Reynold Reimer attended the rally and hoped to avoid "shouting matches." But he said he wanted to express his concern.

"There's no guarantee we won't lose our shirts and ... we're going to have infrastructure running for 40 years pumping carbon out into the atmosphere," he said.

'There's no guarantee we won't lose our shirts and ... we're going to have infrastructure running for 40 years pumping carbon out into the atmosphere,' said anti-pipeline protester Reynold Reimer, who was outside MP Kent Hehr's office. (Mike Symington/CBC)

Instead, he would like the government to spend that money on developing renewable energy.

'Get it done,' supporter says

Dozens of pipeline supporters — including oil industry workers — showed up in Calgary to counter-protest, often seeming to outnumber the anti-pipeline crowd.

Kimber Henniger, who is semi-retired from oil and gas industry sales, said while he has "mixed emotions" on the cost of the promised purchase, he wanted to attend the rally to support the pipeline.

"We are here as Canadians. We want the pipeline built and other pipelines built. We want to get product to tidewater. Get it done," he said.

This pipeline supporter was one of dozens who counter-protested demonstrators opposed to the federal government's purchase of Trans Mountain. (Mike Symington/CBC)

At times, the exchanges between the two sides became heated — primarily over the extent to which the pipeline would affect climate change and the economy.

"The climate issue is a scam," said one pipeline supporter wearing an "I Heart Oil & Gas" T-shirt.

Another supporter asked a pipeline protester if he wanted money and what he did to keep the country's economy afloat.

The pipeline protester said he had worked in oil and gas but then stopped.

"Why? Because I stopped doing stupid stuff," he said.

Protesters worry about spills

Activist Marion Westoll said she believes support is growing for those concerned about the potential environmental impact, though for the most part, that support has been online. In Calgary, she has been the lone protester at some events. Other times, her small group has faced a large gathering of oil workers.

Police estimated 60 to 80 people attended the protest on Monday. Westoll said about 30 were anti-pipeline protesters.

"We just think we're doing well for doing this in Oil Town," Westoll said. "It is quite scary, it is quite intimidating, especially here in Calgary. We're just so outnumbered."

The exchanges between those for and against the purchase of the pipeline grew heated at times. (Mike Symington/CBC)
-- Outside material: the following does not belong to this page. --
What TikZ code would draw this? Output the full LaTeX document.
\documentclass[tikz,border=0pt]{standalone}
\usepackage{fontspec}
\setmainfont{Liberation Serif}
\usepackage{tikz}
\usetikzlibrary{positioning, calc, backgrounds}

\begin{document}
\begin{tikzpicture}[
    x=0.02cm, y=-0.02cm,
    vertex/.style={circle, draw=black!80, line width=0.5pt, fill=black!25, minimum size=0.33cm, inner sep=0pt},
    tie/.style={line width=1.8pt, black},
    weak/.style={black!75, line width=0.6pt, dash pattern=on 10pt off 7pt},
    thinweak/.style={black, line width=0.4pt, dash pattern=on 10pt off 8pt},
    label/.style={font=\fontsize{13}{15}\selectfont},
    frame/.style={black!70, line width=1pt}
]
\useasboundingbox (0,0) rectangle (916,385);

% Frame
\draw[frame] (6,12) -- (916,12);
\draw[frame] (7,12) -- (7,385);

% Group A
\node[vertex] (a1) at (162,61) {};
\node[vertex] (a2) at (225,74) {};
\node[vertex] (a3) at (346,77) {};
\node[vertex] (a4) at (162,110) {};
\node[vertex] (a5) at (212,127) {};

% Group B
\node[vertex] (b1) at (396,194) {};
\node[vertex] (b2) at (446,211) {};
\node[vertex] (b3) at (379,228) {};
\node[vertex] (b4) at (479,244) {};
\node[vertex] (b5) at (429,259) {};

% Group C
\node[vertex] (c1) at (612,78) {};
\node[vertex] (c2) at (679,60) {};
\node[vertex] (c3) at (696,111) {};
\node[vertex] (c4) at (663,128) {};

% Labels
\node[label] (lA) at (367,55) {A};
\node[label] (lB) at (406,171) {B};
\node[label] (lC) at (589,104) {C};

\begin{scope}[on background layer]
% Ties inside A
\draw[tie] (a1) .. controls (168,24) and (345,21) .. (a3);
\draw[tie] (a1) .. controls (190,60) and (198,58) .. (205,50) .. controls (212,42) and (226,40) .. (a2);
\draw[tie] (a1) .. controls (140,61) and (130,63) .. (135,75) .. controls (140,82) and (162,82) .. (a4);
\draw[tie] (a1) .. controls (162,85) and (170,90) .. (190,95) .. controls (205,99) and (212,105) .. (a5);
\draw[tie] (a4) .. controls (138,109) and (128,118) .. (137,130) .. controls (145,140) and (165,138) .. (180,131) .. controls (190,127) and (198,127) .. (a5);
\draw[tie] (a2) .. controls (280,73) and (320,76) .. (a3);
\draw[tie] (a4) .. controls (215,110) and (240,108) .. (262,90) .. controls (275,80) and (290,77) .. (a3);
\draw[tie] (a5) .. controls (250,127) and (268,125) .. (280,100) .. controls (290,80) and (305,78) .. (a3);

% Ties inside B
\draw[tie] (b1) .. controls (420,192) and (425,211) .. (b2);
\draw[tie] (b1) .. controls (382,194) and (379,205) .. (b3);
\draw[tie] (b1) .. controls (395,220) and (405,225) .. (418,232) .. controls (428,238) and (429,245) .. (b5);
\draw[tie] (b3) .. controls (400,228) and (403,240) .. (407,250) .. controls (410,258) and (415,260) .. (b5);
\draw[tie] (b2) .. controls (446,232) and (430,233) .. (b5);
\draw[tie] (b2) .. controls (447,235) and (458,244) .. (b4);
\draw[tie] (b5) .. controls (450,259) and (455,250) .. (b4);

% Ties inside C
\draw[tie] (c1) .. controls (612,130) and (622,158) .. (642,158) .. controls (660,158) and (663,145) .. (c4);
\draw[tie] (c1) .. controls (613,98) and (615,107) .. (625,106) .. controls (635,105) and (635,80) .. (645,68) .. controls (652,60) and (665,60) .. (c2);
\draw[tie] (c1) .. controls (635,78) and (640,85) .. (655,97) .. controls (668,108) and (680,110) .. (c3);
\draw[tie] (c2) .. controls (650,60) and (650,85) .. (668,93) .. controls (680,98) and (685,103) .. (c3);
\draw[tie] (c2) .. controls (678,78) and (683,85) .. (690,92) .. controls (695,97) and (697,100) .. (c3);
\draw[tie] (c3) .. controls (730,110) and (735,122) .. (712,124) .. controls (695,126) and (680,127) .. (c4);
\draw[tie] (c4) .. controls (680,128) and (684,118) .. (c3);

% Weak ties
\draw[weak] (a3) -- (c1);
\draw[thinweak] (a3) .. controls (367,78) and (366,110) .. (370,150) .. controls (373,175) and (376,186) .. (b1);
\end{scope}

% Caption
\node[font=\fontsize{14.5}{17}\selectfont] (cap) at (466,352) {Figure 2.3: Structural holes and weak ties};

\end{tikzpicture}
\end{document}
After Monday's protest at Hehr's office, she staged a mock oil spill in Central Memorial Park using blue tarps and canola oil mixed with cocoa powder.

"Why is it OK that we kill trees, kill whales, kill dolphins and kill the marine life? I don't think that's OK," Westoll said.
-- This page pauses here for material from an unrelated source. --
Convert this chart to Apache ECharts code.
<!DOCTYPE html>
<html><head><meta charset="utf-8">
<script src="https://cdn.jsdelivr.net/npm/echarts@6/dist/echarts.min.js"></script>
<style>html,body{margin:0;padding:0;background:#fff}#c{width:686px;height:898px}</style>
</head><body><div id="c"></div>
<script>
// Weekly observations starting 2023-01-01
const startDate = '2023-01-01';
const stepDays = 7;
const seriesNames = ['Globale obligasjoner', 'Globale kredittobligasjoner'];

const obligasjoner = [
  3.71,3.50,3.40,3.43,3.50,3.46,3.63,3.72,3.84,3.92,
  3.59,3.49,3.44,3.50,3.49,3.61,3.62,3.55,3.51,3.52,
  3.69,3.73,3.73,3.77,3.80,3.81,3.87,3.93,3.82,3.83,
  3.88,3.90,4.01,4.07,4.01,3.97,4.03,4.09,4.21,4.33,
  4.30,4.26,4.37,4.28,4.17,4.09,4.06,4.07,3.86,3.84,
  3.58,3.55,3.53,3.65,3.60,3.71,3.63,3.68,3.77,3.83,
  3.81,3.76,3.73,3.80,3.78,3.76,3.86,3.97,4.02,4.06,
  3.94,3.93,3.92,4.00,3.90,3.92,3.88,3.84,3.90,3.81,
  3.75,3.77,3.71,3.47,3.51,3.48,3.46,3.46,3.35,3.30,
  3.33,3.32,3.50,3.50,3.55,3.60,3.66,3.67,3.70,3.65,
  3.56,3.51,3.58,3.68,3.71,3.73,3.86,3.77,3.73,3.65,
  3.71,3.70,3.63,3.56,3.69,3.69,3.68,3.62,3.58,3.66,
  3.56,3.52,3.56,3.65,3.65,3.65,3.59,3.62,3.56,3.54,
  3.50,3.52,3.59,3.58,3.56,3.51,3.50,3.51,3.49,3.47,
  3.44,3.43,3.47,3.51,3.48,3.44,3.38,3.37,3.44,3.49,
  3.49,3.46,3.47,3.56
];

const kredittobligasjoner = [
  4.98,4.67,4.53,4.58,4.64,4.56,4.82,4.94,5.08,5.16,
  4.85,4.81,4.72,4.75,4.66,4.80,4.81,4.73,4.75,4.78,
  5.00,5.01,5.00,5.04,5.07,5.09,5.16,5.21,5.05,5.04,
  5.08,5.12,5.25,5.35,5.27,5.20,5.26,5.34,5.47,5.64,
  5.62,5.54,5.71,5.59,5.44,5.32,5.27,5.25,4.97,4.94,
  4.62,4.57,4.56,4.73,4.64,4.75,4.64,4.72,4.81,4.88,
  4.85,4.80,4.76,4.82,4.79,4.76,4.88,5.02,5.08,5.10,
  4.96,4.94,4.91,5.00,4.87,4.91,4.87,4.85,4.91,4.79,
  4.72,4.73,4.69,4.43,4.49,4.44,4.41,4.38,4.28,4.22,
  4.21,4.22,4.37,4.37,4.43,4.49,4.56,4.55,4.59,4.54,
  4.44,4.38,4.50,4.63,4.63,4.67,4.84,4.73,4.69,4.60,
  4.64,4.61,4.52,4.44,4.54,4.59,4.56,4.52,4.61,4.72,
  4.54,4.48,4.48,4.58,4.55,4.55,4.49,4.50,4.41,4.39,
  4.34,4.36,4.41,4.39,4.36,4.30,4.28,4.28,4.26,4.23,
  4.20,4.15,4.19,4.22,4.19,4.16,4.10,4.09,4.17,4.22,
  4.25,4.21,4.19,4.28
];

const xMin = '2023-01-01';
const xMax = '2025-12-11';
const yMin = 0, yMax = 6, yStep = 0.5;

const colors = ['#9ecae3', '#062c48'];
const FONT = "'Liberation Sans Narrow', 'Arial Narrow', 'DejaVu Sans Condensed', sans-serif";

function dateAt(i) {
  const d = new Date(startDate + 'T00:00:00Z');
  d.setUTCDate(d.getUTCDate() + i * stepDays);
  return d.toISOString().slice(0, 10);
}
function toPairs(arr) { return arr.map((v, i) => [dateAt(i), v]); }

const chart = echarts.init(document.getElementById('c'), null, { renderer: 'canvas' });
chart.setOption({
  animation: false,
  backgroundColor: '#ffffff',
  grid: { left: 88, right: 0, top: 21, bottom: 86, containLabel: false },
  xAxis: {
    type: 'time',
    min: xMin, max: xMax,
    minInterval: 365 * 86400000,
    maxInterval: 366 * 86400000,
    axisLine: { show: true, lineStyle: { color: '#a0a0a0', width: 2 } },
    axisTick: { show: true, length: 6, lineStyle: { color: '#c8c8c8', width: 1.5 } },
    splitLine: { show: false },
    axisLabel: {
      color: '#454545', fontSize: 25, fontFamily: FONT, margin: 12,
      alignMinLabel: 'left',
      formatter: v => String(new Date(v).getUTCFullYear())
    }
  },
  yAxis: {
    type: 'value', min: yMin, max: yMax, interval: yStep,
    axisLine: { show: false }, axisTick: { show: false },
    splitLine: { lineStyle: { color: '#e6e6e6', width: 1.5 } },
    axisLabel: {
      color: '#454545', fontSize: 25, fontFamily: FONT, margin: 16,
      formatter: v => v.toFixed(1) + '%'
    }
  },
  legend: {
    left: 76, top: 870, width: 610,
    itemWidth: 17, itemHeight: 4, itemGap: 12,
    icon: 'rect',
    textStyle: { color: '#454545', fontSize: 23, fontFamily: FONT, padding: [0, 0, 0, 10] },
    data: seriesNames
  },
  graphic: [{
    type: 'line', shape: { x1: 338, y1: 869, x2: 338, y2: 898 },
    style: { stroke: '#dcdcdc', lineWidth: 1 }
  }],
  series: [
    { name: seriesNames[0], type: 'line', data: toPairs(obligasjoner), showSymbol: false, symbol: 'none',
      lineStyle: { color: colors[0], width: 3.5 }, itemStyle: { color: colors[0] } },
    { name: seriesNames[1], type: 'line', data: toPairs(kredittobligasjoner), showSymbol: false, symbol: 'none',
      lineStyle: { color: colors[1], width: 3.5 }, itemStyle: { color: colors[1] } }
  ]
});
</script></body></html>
"And it's beyond me why Canada would want this to go through. That is not the Canadian way."

In her demo, the fake oil covered blow-up whales, highlighting her main concern: the potential impact on the environment.

Almost triple the shipments

The expansion of the Trans Mountain pipeline, originally built in 1953, would allow the shipment of 890,000 barrels of oil products each day from Edmonton to Burnaby, B.C. Currently, the pipeline can ship 300,000 barrels per day.

The project, approved 18 months ago by the federal government, had been delayed repeatedly due to lawsuits from the British Columbia government and numerous First Nations groups over environmental concerns, such as the impact to land, water and wildlife.

Marion Westoll helped organize a protest at Memorial Park in Calgary on Monday by holding a mock oil spill. (Mike Symington/CBC)

As a result, Kinder Morgan issued a deadline in April, saying it would walk away from the project unless it had clarity from Canada on a path forward by the end of May.

Last week, Finance Minister Bill Morneau announced the federal government would buy the project, which he says is key to the country's economy.

After the expansion is complete, Morneau said, the intention is to then sell the pipeline back to the private sector.